## [Collected data]
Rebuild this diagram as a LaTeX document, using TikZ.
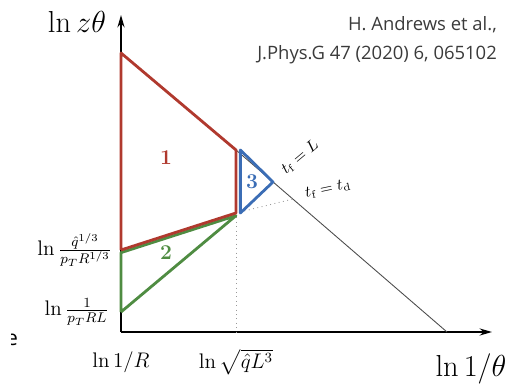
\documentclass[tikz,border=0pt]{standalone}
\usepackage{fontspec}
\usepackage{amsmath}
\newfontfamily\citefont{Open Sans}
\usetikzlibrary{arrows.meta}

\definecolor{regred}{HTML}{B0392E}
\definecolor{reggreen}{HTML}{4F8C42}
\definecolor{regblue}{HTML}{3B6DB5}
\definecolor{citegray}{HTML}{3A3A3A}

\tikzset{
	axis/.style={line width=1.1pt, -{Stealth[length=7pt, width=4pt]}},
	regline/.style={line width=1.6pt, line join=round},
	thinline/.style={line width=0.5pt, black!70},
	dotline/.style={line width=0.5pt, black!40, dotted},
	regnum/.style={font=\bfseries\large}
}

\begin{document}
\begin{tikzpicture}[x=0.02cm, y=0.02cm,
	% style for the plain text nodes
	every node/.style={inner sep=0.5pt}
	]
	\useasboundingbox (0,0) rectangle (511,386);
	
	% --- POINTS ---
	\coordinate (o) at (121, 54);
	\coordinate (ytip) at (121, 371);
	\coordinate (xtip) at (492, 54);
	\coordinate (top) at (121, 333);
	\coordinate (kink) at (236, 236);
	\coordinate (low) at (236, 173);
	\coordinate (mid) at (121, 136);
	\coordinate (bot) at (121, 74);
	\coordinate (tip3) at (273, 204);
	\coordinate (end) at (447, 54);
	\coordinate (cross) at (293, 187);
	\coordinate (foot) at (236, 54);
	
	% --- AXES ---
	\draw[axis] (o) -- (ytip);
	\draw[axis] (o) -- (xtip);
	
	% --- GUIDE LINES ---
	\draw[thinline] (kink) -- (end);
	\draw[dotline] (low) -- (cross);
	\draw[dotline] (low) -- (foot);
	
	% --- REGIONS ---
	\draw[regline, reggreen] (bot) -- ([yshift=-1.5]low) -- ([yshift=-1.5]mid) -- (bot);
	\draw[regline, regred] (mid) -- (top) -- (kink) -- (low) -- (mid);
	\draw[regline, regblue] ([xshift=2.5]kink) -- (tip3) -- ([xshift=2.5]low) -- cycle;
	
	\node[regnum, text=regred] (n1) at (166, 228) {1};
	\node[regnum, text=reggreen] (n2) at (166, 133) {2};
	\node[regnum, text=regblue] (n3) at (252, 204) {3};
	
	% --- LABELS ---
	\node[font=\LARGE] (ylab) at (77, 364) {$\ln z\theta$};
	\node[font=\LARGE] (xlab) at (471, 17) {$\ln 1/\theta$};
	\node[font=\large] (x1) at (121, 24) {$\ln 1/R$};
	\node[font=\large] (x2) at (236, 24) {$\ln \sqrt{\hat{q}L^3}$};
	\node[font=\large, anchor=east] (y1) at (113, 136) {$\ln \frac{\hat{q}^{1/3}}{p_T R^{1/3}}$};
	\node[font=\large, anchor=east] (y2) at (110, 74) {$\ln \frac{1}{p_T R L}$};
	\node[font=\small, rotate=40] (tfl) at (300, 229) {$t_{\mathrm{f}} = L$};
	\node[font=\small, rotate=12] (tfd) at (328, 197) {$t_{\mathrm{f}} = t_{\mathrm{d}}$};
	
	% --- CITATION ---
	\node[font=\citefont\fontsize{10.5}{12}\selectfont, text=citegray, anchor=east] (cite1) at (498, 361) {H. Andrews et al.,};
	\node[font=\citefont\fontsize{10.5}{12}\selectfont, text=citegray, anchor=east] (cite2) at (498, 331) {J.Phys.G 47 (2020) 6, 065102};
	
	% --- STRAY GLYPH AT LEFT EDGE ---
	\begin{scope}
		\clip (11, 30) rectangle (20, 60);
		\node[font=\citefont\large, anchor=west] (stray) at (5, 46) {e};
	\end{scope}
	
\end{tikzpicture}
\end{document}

## [Instructions for the task]
Skip the pictures and restate exactly the lines from the beginning of the listing to the line with "(low) -- (foot);", that line included.

## [Answer for the task]
Rebuild this diagram as a LaTeX document, using TikZ.
\documentclass[tikz,border=0pt]{standalone}
\usepackage{fontspec}
\usepackage{amsmath}
\newfontfamily\citefont{Open Sans}
\usetikzlibrary{arrows.meta}

\definecolor{regred}{HTML}{B0392E}
\definecolor{reggreen}{HTML}{4F8C42}
\definecolor{regblue}{HTML}{3B6DB5}
\definecolor{citegray}{HTML}{3A3A3A}

\tikzset{
	axis/.style={line width=1.1pt, -{Stealth[length=7pt, width=4pt]}},
	regline/.style={line width=1.6pt, line join=round},
	thinline/.style={line width=0.5pt, black!70},
	dotline/.style={line width=0.5pt, black!40, dotted},
	regnum/.style={font=\bfseries\large}
}

\begin{document}
\begin{tikzpicture}[x=0.02cm, y=0.02cm,
	% style for the plain text nodes
	every node/.style={inner sep=0.5pt}
	]
	\useasboundingbox (0,0) rectangle (511,386);
	
	% --- POINTS ---
	\coordinate (o) at (121, 54);
	\coordinate (ytip) at (121, 371);
	\coordinate (xtip) at (492, 54);
	\coordinate (top) at (121, 333);
	\coordinate (kink) at (236, 236);
	\coordinate (low) at (236, 173);
	\coordinate (mid) at (121, 136);
	\coordinate (bot) at (121, 74);
	\coordinate (tip3) at (273, 204);
	\coordinate (end) at (447, 54);
	\coordinate (cross) at (293, 187);
	\coordinate (foot) at (236, 54);
	
	% --- AXES ---
	\draw[axis] (o) -- (ytip);
	\draw[axis] (o) -- (xtip);
	
	% --- GUIDE LINES ---
	\draw[thinline] (kink) -- (end);
	\draw[dotline] (low) -- (cross);
	\draw[dotline] (low) -- (foot);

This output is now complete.